No deseo extenderme demasiado ni adelantar nada más sobre la experiencia de Gayla, ya que la charla de Hefferman merece ser escuchada. Simplemente, considero relevante observar y reflexionar sobre este fenómeno de conducta a la vez tan humano y perjudicial, y, sobre todo, tan argentino. ¡Cuánto nos cuesta salirnos de esa zona de confort en la cual sentimos que vivimos para hacer cambios para mejor, aún si en ello nos va la propia salud o la vida! Y cuán fácil nos resulta desconfiar de quien es capaz de mirar un poco más allá, de llegar a denostarlo, a condenarlo al aislamiento como si fuese "un bicho raro" - incluso cuando el cambio que nos propone es para nuestro propio bienestar. Ese que es capaz de jugársela por los demás, de proponer modificaciones necesarias que hacen a la calidad de vida de todos es "el que paga el pato", "el que levanta el muerto", "el que canta las cuarenta" que nos viene a importunar. "¿Para qué nos vamos a complicar la vida?" "¡Lo atamos con alambre!" "Que lo arregle el que venga atrás." Es más fácil y más cómodo "hacerse el oso", "mirar para otro lado", "seguir como si nada, total, a mí no me va a pasar", "acá no pasó nada"... 

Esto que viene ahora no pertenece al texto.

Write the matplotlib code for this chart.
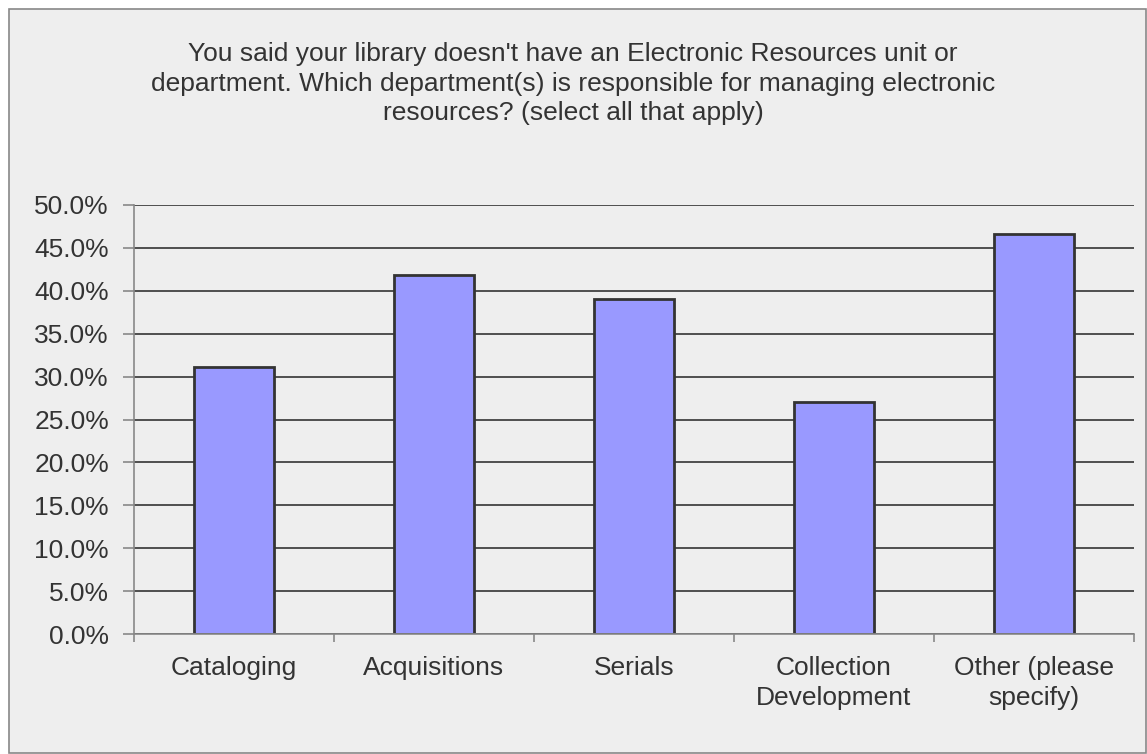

Algo que creía tan propio de la idiosincrasia de mi gente resulta ser un fenómeno universal. Esta ceguera que se elige a voluntad empieza por las pequeñas cosas de todos los días, como cuando ese señor mayor o la embarazada se suben al transporte público y nos hacemos los dormidos para no cederles el asiento, el mero hecho de no responder a un mail que recibimos, el no encargarnos de limpiar los excrementos de nuestro perro cuando lo sacamos a pasear por la vía pública, el no cuidar la limpieza y la integridad de aquellos lugares que llamamos "públicos" porque son de todos, el conducir sin respetar las normas de tránsito y de dar prioridad al peatón, el no comentar aquello que se podría mejorar en nuestro trabajo para no comprometernos o exponernos... Tenemos una lista tan larga de ejemplos de ceguera voluntaria o selectiva como expresiones idiomáticas que usamos para nombrarla eufemísticamente. La más temible es la que sucede cuando resulta provocada por aquellos que deberían generar el cambio, la que elegimos cada vez que nos evadimos con el partido de fútbol o el crimen del día, el programa de cultura chatarra en televisión abierta, para no mirar lo que está sucediendo a través de la ventana de nuestra propia casa o de la realidad, lo que afecta a un vecino o a un desconocido que habita nuestro mismo territorio u otro, un poco más lejano, pero igualmente castigado. Luego de escuchar el testimonio que da Hefferman sobre Gayla, la ceguera voluntaria como estatregia para evitar conflictos se me hace una pandemia. Tal como apunta Hefferman vehementemente, "La libertad no existe si no se usa, y lo que hacen los denunciantes, y lo que la gente como Gayla Benefield hacen, es usar la libertad que tienen."